If I have a manifest locally, I can load it into a remote SPARQL Endpoint like this:

pm load sparql {PATH-TO-MANIFEST} {SPARQL-ENDPOINT}

Going forward, I don't have to blow away all the content in the SPARQL Endpoint and reload everything whenever I have content changes, instead I can use the sync command.

sync compares "version indicators" per artifact, determines which is more recent and then reports on whether the local artifact should be uploaded, teh remote one downloaded or whether there are new artifacts present locally or remotely.

The tests/test_sync/ directory in this repository contains a local and a remote manifest and content. Following the logic in the testing function tests/test_sync/test_sync.py::test_sync, if the remote manifest is loaded, as per pm load sparql tests/test_sync/remote/manifest.ttl {SPARQL-ENDPOINT} and then sync is run like this:

pm sync tests/test_sync/local/manifest.ttl {SPARQL-ENDPOINT}

You will see a report like this:

┏━━━━━━━━━━━━━━━━━━━━━━━━━━━━━━━━━━━┳━━━━━━━━━━━━━━━━━━━━━━━━━━━━━━━┳━━━━━━━━━━━━━━┓
┃ Artifact                          ┃ Main Entity                   ┃ Direction    ┃
┡━━━━━━━━━━━━━━━━━━━━━━━━━━━━━━━━━━━╇━━━━━━━━━━━━━━━━━━━━━━━━━━━━━━━╇━━━━━━━━━━━━━━┩
│ /../../../artifact4.ttl           │ http://example.com/dataset/4  │ upload       │
│ /../../../artifact5.ttl           │ http://example.com/dataset/5  │ add-remotely │
│ /../../../artifact6.ttl           │ http://example.com/dataset/6  │ download     │
│ /../../../artifact7.ttl           │ http://example.com/dataset/7  │ upload       │
│ /../../../artifact9.ttl           │ http://example.com/dataset/9  │ same         │
│ /../../../artifacts/artifact1.ttl │ http://example.com/dataset/1  │ same         │
│ /../../../artifacts/artifact2.ttl │ http://example.com/dataset/2  │ upload       │
│ /../../../artifacts/artifact3.ttl │ http://example.com/dataset/3  │ upload       │
│ /../../../catalogue.ttl           │ https://example.com/sync-test │ same         │
│ http://example.com/dataset/8      │ http://example.com/dataset/8  │ add-locally  │
└───────────────────────────────────┴───────────────────────────────┴──────────────┘

This is telling you, per artifact, what sync will do.
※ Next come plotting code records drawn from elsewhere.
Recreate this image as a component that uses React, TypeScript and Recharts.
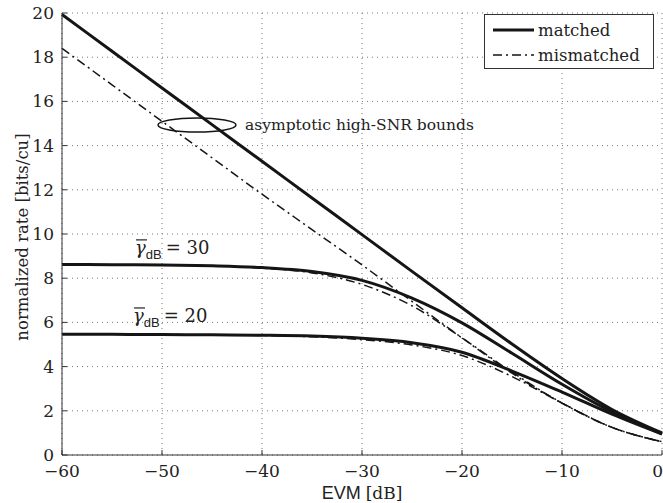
import React from "react";
import {
  CartesianGrid,
  Label,
  Legend,
  Line,
  LineChart,
  ReferenceDot,
  XAxis,
  YAxis,
} from "recharts";

const EVM = [-60, -55, -50, -45, -40, -35, -30, -25, -20, -15, -10, -5, 0];
const MATCHED_BOUND = [19.93, 18.27, 16.61, 14.95, 13.29, 11.63, 9.97, 8.31, 6.66, 5.02, 3.46, 2.06, 1.0];
const MISMATCHED_BOUND = [18.4, 16.75, 15.1, 13.45, 11.8, 10.2, 8.6, 6.95, 5.3, 3.7, 2.35, 1.25, 0.6];
const G30_MATCHED = [8.62, 8.61, 8.6, 8.56, 8.48, 8.3, 7.9, 7.1, 5.98, 4.6, 3.2, 1.95, 0.97];
const G30_MISMATCHED = [8.62, 8.61, 8.6, 8.56, 8.46, 8.24, 7.72, 6.75, 5.3, 3.75, 2.35, 1.25, 0.6];
const G20_MATCHED = [5.46, 5.46, 5.45, 5.44, 5.42, 5.38, 5.28, 5.08, 4.65, 3.8, 2.85, 1.85, 0.95];
const G20_MISMATCHED = [5.46, 5.46, 5.45, 5.44, 5.41, 5.35, 5.22, 4.98, 4.5, 3.55, 2.35, 1.25, 0.6];

const X_TICKS = [-60, -50, -40, -30, -20, -10, 0];
const Y_TICKS = [0, 2, 4, 6, 8, 10, 12, 14, 16, 18, 20];

const data = EVM.map((x, i) => ({
  evm: x,
  mb: MATCHED_BOUND[i],
  mmb: MISMATCHED_BOUND[i],
  g30: G30_MATCHED[i],
  g30m: G30_MISMATCHED[i],
  g20: G20_MATCHED[i],
  g20m: G20_MISMATCHED[i],
}));

const INK = "#151515";
const FRAME = "#333";
const SERIF = "'DejaVu Serif', serif";
const SANS = "'Liberation Sans', Arial, sans-serif";
const DASHDOT = "9 4 2 4";
const TICK_STYLE = { fontSize: 17, fill: "#222", style: { fontFamily: SERIF } };
const serifText = { fontFamily: SERIF };

const minus = (v: number) => String(v).replace("-", "\u2212");

function LegendBox() {
  return (
    <div
      style={{
        width: 170,
        height: 55,
        border: `1px solid ${FRAME}`,
        background: "#fff",
        boxSizing: "border-box",
      }}
    >
      <svg width={168} height={53} style={{ display: "block" }}>
        <line x1={8} x2={49} y1={15} y2={15} stroke={INK} strokeWidth={3} />
        <text x={53} y={15} dominantBaseline="central" fontSize={16.5} style={serifText} fill="#222">
          matched
        </text>
        <line x1={8} x2={49} y1={40} y2={40} stroke={INK} strokeWidth={1.5} strokeDasharray={DASHDOT} />
        <text x={53} y={40} dominantBaseline="central" fontSize={16.5} style={serifText} fill="#222">
          mismatched
        </text>
      </svg>
    </div>
  );
}

function GammaLabel({ cx, cy, value }: { cx?: number; cy?: number; value: string }) {
  if (cx == null || cy == null) return null;
  return (
    <g>
      <line x1={cx + 1} x2={cx + 12} y1={cy - 14} y2={cy - 14} stroke="#222" strokeWidth={1.2} />
      <text x={cx} y={cy} fontSize={18} fill="#222" style={serifText}>
        <tspan fontStyle="italic">{"\u03b3"}</tspan>
        <tspan style={{ fontFamily: SANS }} fontSize={13} dy={5}>dB</tspan>
        <tspan dy={-5} dx={4}>{"= " + value}</tspan>
      </text>
    </g>
  );
}

export default function App() {
  return (
    <div style={{ position: "absolute", left: 0, top: 0, width: 663, height: 503, background: "#fff" }}>
      <LineChart
        width={663}
        height={503}
        data={data}
        margin={{ top: 13, right: 1, bottom: 0, left: 0 }}
      >
        <CartesianGrid stroke="#777" strokeDasharray="1 4" />
        <XAxis
          dataKey="evm"
          type="number"
          domain={[-60, 0]}
          ticks={X_TICKS}
          tickFormatter={minus}
          height={48}
          tick={TICK_STYLE}
          tickSize={-5}
          tickMargin={15}
          stroke={FRAME}
        >
          <Label
            content={({ viewBox }: any) => (
              <text
                x={viewBox.x + viewBox.width / 2}
                y={viewBox.y + 38}
                textAnchor="middle"
                dominantBaseline="central"
                fontSize={17}
                fill="#222"
              >
                <tspan style={{ fontFamily: SANS }} fontSize={18}>EVM </tspan>
                <tspan style={serifText}>[dB]</tspan>
              </text>
            )}
          />
        </XAxis>
        <XAxis
          xAxisId="top"
          orientation="top"
          dataKey="evm"
          type="number"
          domain={[-60, 0]}
          ticks={X_TICKS}
          height={0}
          tick={false}
          tickSize={-5}
          stroke={FRAME}
        />
        <YAxis
          type="number"
          domain={[0, 20]}
          ticks={Y_TICKS}
          width={62}
          tick={TICK_STYLE}
          tickSize={-5}
          tickMargin={13}
          stroke={FRAME}
        >
          <Label
            content={({ viewBox }: any) => (
              <text
                x={22}
                y={viewBox.y + viewBox.height / 2 + 3}
                transform={`rotate(-90, 22, ${viewBox.y + viewBox.height / 2 + 3})`}
                textAnchor="middle"
                dominantBaseline="central"
                fontSize={16.5}
                style={serifText}
                fill="#222"
              >
                normalized rate [bits/cu]
              </text>
            )}
          />
        </YAxis>
        <YAxis
          yAxisId="right"
          orientation="right"
          type="number"
          domain={[0, 20]}
          ticks={Y_TICKS}
          width={0}
          tick={false}
          tickSize={-5}
          stroke={FRAME}
        />
        <Legend
          layout="horizontal"
          verticalAlign="middle"
          align="center"
          content={() => <LegendBox />}
          wrapperStyle={{ position: "absolute", left: 484, top: 14, width: 170, height: 55 }}
        />
        <Line type="monotone" dataKey="mb" name="matched" stroke={INK} strokeWidth={3} dot={false} isAnimationActive={false} />
        <Line type="monotone" dataKey="mmb" name="mismatched" stroke={INK} strokeWidth={1.5} strokeDasharray={DASHDOT} dot={false} isAnimationActive={false} />
        <Line type="monotone" dataKey="g30" stroke={INK} strokeWidth={3} dot={false} legendType="none" isAnimationActive={false} />
        <Line type="monotone" dataKey="g30m" stroke={INK} strokeWidth={1.5} strokeDasharray={DASHDOT} dot={false} legendType="none" isAnimationActive={false} />
        <Line type="monotone" dataKey="g20" stroke={INK} strokeWidth={3} dot={false} legendType="none" isAnimationActive={false} />
        <Line type="monotone" dataKey="g20m" stroke={INK} strokeWidth={1.5} strokeDasharray={DASHDOT} dot={false} legendType="none" isAnimationActive={false} />
        <ReferenceDot
          x={-46.5}
          y={14.93}
          r={0}
          shape={(p: any) => (
            <ellipse cx={p.cx} cy={p.cy} rx={39} ry={7} fill="none" stroke={INK} strokeWidth={1.5} />
          )}
        />
        <ReferenceDot
          x={-41.7}
          y={14.93}
          r={0}
          shape={(p: any) => (
            <text x={p.cx} y={p.cy} dominantBaseline="central" fontSize={15.5} style={serifText} fill="#222">
              asymptotic high-SNR bounds
            </text>
          )}
        />
        <ReferenceDot x={-52.7} y={9.1} r={0} shape={(p: any) => <GammaLabel cx={p.cx} cy={p.cy} value="30" />} />
        <ReferenceDot x={-52.9} y={6.02} r={0} shape={(p: any) => <GammaLabel cx={p.cx} cy={p.cy} value="20" />} />
      </LineChart>
    </div>
  );
}
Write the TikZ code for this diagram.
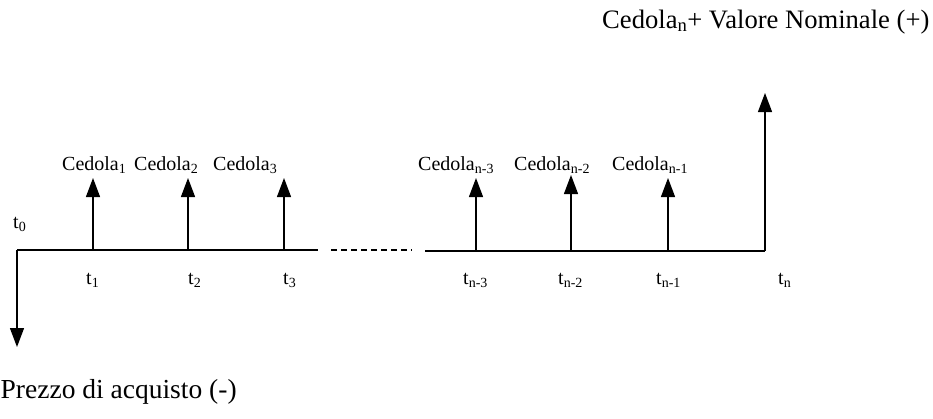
\documentclass[tikz,border=0pt]{standalone}
\usepackage{fontspec}
\setmainfont{Liberation Serif}
\usetikzlibrary{arrows.meta}

\begin{document}
\begin{tikzpicture}[x=1pt,y=-1pt,
  flow/.style={-{Triangle[length=19pt,width=14pt]},line width=1.3pt},
  axis/.style={line width=1.3pt},
  lbl/.style={anchor=base west,inner sep=0pt,font=\fontsize{20}{24}\selectfont},
  big/.style={anchor=base west,inner sep=0pt,font=\fontsize{26.6}{30}\selectfont}]
\useasboundingbox (0,0) rectangle (933,418);
% time line
\coordinate (o) at (17,250);\coordinate (e1) at (318,250);
\coordinate (d0) at (331,250);\coordinate (d1) at (412,250);
\coordinate (s) at (425,251);\coordinate (tn) at (765,251);
\draw[axis] (o)--(e1);\draw[axis] (s)--(tn);
\draw[line width=1.1pt,dash pattern=on 6pt off 4pt] (d0)--(d1);
% coupons
\foreach \n/\x/\b/\y in {1/93/250/178,2/188/250/178,3/284/250/178,4/476/251/178,5/571/251/175,6/668/251/178}{
  \coordinate (b\n) at (\x,\b);\coordinate (c\n) at (\x,\y);\draw[flow] (b\n)--(c\n);}
\coordinate (cn) at (765,93);\draw[flow] (tn)--(cn);
\coordinate (p) at (17,347);\draw[flow] (o)--(p);
% labels
\node[lbl] (k1) at (62,170) {Cedola\textsubscript{1}};
\node[lbl] (k2) at (134,170) {Cedola\textsubscript{2}};
\node[lbl] (k3) at (213,170) {Cedola\textsubscript{3}};
\node[lbl] (k4) at (418,170) {Cedola\textsubscript{n-3}};
\node[lbl] (k5) at (514,170) {Cedola\textsubscript{n-2}};
\node[lbl] (k6) at (612,170) {Cedola\textsubscript{n-1}};
\node[big] (kn) at (602,28) {Cedola\textsubscript{n}+ Valore Nominale (+)};
\node[big,font=\fontsize{27.5}{32}\selectfont] (pz) at (0.5,398) {Prezzo di acquisto (-)};
\node[lbl] (t0) at (13,228) {t\textsubscript{0}};
\foreach \n/\x/\t in {1/86/1,2/188/2,3/283/3,4/463/n-3,5/558/n-2,6/656/n-1,7/778/n}{
  \node[lbl] (t\n) at (\x,284) {t\textsubscript{\t}};}
\end{tikzpicture}
\end{document}
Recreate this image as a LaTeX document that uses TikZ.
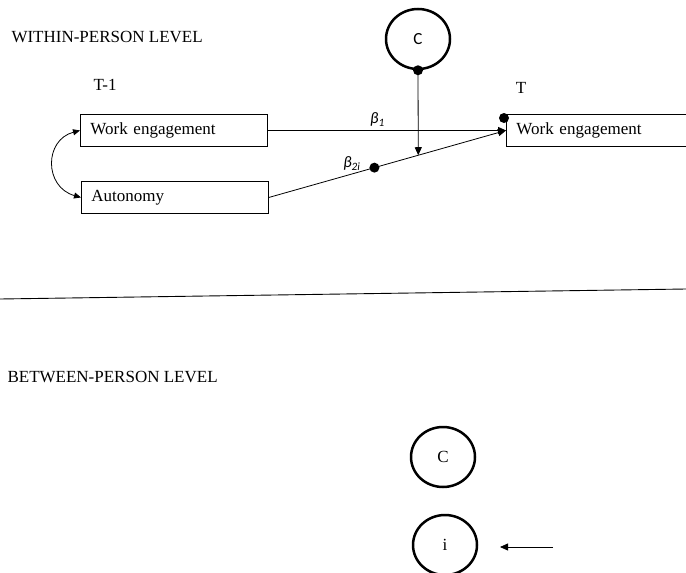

  • the local copy of artifact4.ttl is newer than the remote one, so it wants to "upload"
  • the remote location is missing artifact5.ttl, so it wants to upload that too
  • artifact9 is the "same" - no action required
  • artifact6.ttl is newer remotely, it should be downloaded

You can choose to have sync carry out all these actions or only some - default is all - by setting the update_remote and so on input parameters. Setting all to False will cause sync to do nothing and report only what it would do if they where not set, e.g.:

pm sync tests/test_sync/local/manifest.ttl http://localhost:3030/test/ False False False False

Other than doing all this "manually" - interactively, on the command line - I might want to use sync in Python application code or cloud infracode scriptin.

For use in Python applications, just import prezmanifest - uv add prezmanifest etc. - and use, as per the use of sync in tests/test_sync/test_sync.py::test_sync.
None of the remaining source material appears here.